◆ **Directions**
Find how many lines contain "draw" and state only that number.

◆ **Data**

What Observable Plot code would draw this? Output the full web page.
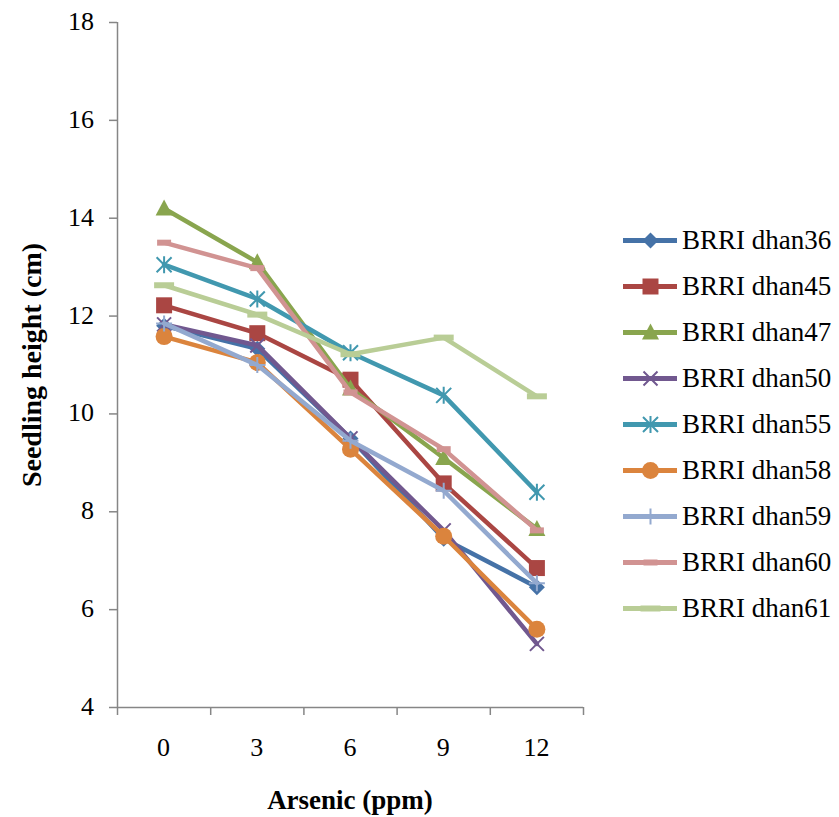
<!DOCTYPE html>
<html>
<head>
<meta charset="utf-8">
<script src="https://cdn.jsdelivr.net/npm/d3@7"></script>
<script src="https://cdn.jsdelivr.net/npm/@observablehq/plot@0.6"></script>
<style>
  html, body { margin: 0; padding: 0; background: #fff; font-family: 'Liberation Serif'; }
  #wrap { position: relative; width: 839px; height: 817px; font-family: 'Liberation Serif'; color: #000; }
  #legend { position: absolute; left: 600px; top: 210px; }
  .lbl { position: absolute; white-space: nowrap; line-height: 30px; height: 30px; font-family: 'Liberation Serif'; }
  .tick { font-size: 26px; }
  .legendLbl { font-size: 27px; }
  .title { font-weight: bold; }
</style>
</head>
<body>
<div id="wrap"><div id="chart"></div><div id="legend"></div></div>
<script>
// ---- data ----
const categories = [0, 3, 6, 9, 12];
const seriesNames = ["BRRI dhan36", "BRRI dhan45", "BRRI dhan47", "BRRI dhan50", "BRRI dhan55",
                     "BRRI dhan58", "BRRI dhan59", "BRRI dhan60", "BRRI dhan61"];
const dhan36 = [11.80, 11.33, 9.50, 7.45, 6.46];
const dhan45 = [12.22, 11.65, 10.70, 8.58, 6.85];
const dhan47 = [14.20, 13.10, 10.52, 9.10, 7.65];
const dhan50 = [11.83, 11.40, 9.50, 7.62, 5.30];
const dhan55 = [13.05, 12.35, 11.25, 10.38, 8.40];
const dhan58 = [11.58, 11.05, 9.28, 7.50, 5.60];
const dhan59 = [11.85, 11.00, 9.45, 8.43, 6.54];
const dhan60 = [13.50, 12.98, 10.44, 9.28, 7.62];
const dhan61 = [12.63, 12.03, 11.22, 11.56, 10.36];
const seriesValues = [dhan36, dhan45, dhan47, dhan50, dhan55, dhan58, dhan59, dhan60, dhan61];
const yTicks = [4, 6, 8, 10, 12, 14, 16, 18];
const xTitle = "Arsenic (ppm)";
const yTitle = "Seedling height (cm)";

// ---- styles ----
const seriesColors = ["#4572A7", "#AA4643", "#89A54E", "#71588F", "#4198AF",
                      "#DB843D", "#93A9CF", "#D19392", "#B9CD96"];
const markerKinds = ["diamond", "square", "triangle", "times", "asterisk",
                     "circle", "plus", "dashShort", "dashLong"];
const axisColor = "#868686";

const symbols = {
  diamond: {draw(c) { const r = 8; c.moveTo(0, -r); c.lineTo(r, 0); c.lineTo(0, r); c.lineTo(-r, 0); c.closePath(); }},
  square: {draw(c) { const r = 8; c.rect(-r, -r, 2 * r, 2 * r); }},
  triangle: {draw(c) { c.moveTo(0, -9); c.lineTo(8.5, 7); c.lineTo(-8.5, 7); c.closePath(); }},
  circle: {draw(c) { const r = 8.5; c.moveTo(r, 0); c.arc(0, 0, r, 0, 2 * Math.PI); }},
  times: {draw(c) { const r = 7; c.moveTo(-r, -r); c.lineTo(r, r); c.moveTo(-r, r); c.lineTo(r, -r); }},
  asterisk: {draw(c) { const r = 7.5; c.moveTo(-r, -r); c.lineTo(r, r); c.moveTo(-r, r); c.lineTo(r, -r); c.moveTo(0, -r - 1); c.lineTo(0, r + 1); }},
  plus: {draw(c) { const r = 8; c.moveTo(0, -r); c.lineTo(0, r); c.moveTo(-r, 0); c.lineTo(r, 0); }},
  dashShort: {draw(c) { c.rect(-7, -3, 14, 6); }},
  dashLong: {draw(c) { c.rect(-10, -3, 20, 6); }}
};
const strokeKinds = new Set(["times", "asterisk", "plus"]);

const rows = [];
seriesNames.forEach((name, i) => {
  categories.forEach((c, j) => rows.push({series: name, idx: i, x: c, y: seriesValues[i][j]}));
});

const step = categories[1] - categories[0];
const xDomain = [categories[0] - step / 2, categories[categories.length - 1] + step / 2];
const edges = [...categories.map(c => c - step / 2), xDomain[1]];

const seriesMarks = [];
seriesNames.forEach((name, i) => {
  const data = rows.filter(r => r.idx === i);
  const col = seriesColors[i];
  const kind = markerKinds[i];
  seriesMarks.push(Plot.line(data, {x: "x", y: "y", stroke: col, strokeWidth: 4.5, strokeLinejoin: "round", strokeLinecap: "round"}));
  if (strokeKinds.has(kind)) {
    seriesMarks.push(Plot.dot(data, {x: "x", y: "y", symbol: symbols[kind], r: 8, fill: "none", stroke: col, strokeWidth: 2}));
  } else {
    seriesMarks.push(Plot.dot(data, {x: "x", y: "y", symbol: symbols[kind], r: 8, fill: col, stroke: "none"}));
  }
});

const chart = Plot.plot({
  width: 839,
  height: 817,
  marginLeft: 117,
  marginRight: 256,
  marginTop: 22,
  marginBottom: 110,
  style: {background: "#fff", overflow: "visible"},
  x: {domain: xDomain},
  y: {domain: [yTicks[0], yTicks[yTicks.length - 1]]},
  marks: [
    Plot.axisY({ticks: yTicks, tickSize: 8, tickFormat: () => "", stroke: axisColor, strokeWidth: 1.5, label: null}),
    Plot.axisX({ticks: edges, tickSize: 8, tickFormat: () => "", stroke: axisColor, strokeWidth: 1.5, label: null}),
    Plot.ruleX([xDomain[0]], {stroke: axisColor, strokeWidth: 1.5}),
    Plot.ruleY([yTicks[0]], {stroke: axisColor, strokeWidth: 1.5}),
    ...seriesMarks
  ]
});
const wrap = document.getElementById("wrap");
document.getElementById("chart").appendChild(chart);

// ---- text labels placed with the chart's own scales ----
const xs = chart.scale("x"), ys = chart.scale("y");
function addLabel(text, cls, styles) {
  const div = document.createElement("div");
  div.className = "lbl " + cls;
  div.textContent = text;
  Object.assign(div.style, styles);
  wrap.appendChild(div);
  return div;
}
const yAxisPx = xs.apply(xDomain[0]);
const xAxisPx = ys.apply(yTicks[0]);
yTicks.forEach(v => addLabel(String(v), "tick", {
  left: "0px", width: (yAxisPx - 8 - 15) + "px", textAlign: "right", top: (ys.apply(v) - 15) + "px"
}));
categories.forEach(c => addLabel(String(c), "tick", {
  left: (xs.apply(c) - 40) + "px", width: "80px", textAlign: "center", top: (xAxisPx + 26) + "px"
}));
const frameMidX = (xs.apply(xDomain[0]) + xs.apply(xDomain[1])) / 2;
const frameMidY = (ys.apply(yTicks[0]) + ys.apply(yTicks[yTicks.length - 1])) / 2;
addLabel(xTitle, "title", {
  fontSize: "27px", left: (frameMidX - 150) + "px", width: "300px", textAlign: "center", top: (xAxisPx + 78) + "px"
});
addLabel(yTitle, "title", {
  fontSize: "28px", left: (yAxisPx - 85 - 150) + "px", width: "300px", textAlign: "center",
  top: (frameMidY - 15) + "px", transform: "rotate(-90deg)", transformOrigin: "50% 50%"
});

// ---- legend swatches ----
const legendRange = [27, 400];
const legendMarks = [];
seriesNames.forEach((name, i) => {
  const kind = markerKinds[i];
  const col = seriesColors[i];
  legendMarks.push(Plot.ruleY([name], {y: d => d, x1: 23, x2: 77, stroke: col, strokeWidth: 5}));
  if (strokeKinds.has(kind)) {
    legendMarks.push(Plot.dot([name], {y: d => d, x: () => 50, symbol: symbols[kind], r: 8, fill: "none", stroke: col, strokeWidth: 2}));
  } else {
    legendMarks.push(Plot.dot([name], {y: d => d, x: () => 50, symbol: symbols[kind], r: 8, fill: col, stroke: "none"}));
  }
});
const legend = Plot.plot({
  width: 82,
  height: 430,
  margin: 0,
  style: {background: "transparent", overflow: "visible"},
  x: {type: "identity", axis: null},
  y: {type: "point", domain: seriesNames, range: legendRange, padding: 0, axis: null},
  marks: legendMarks
});
document.getElementById("legend").appendChild(legend);
const ls = legend.scale("y");
seriesNames.forEach(name => addLabel(name, "legendLbl", {left: "682px", top: (210 + ls.apply(name) - 15) + "px"}));
</script>
</body>
</html>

◆ **The result**
10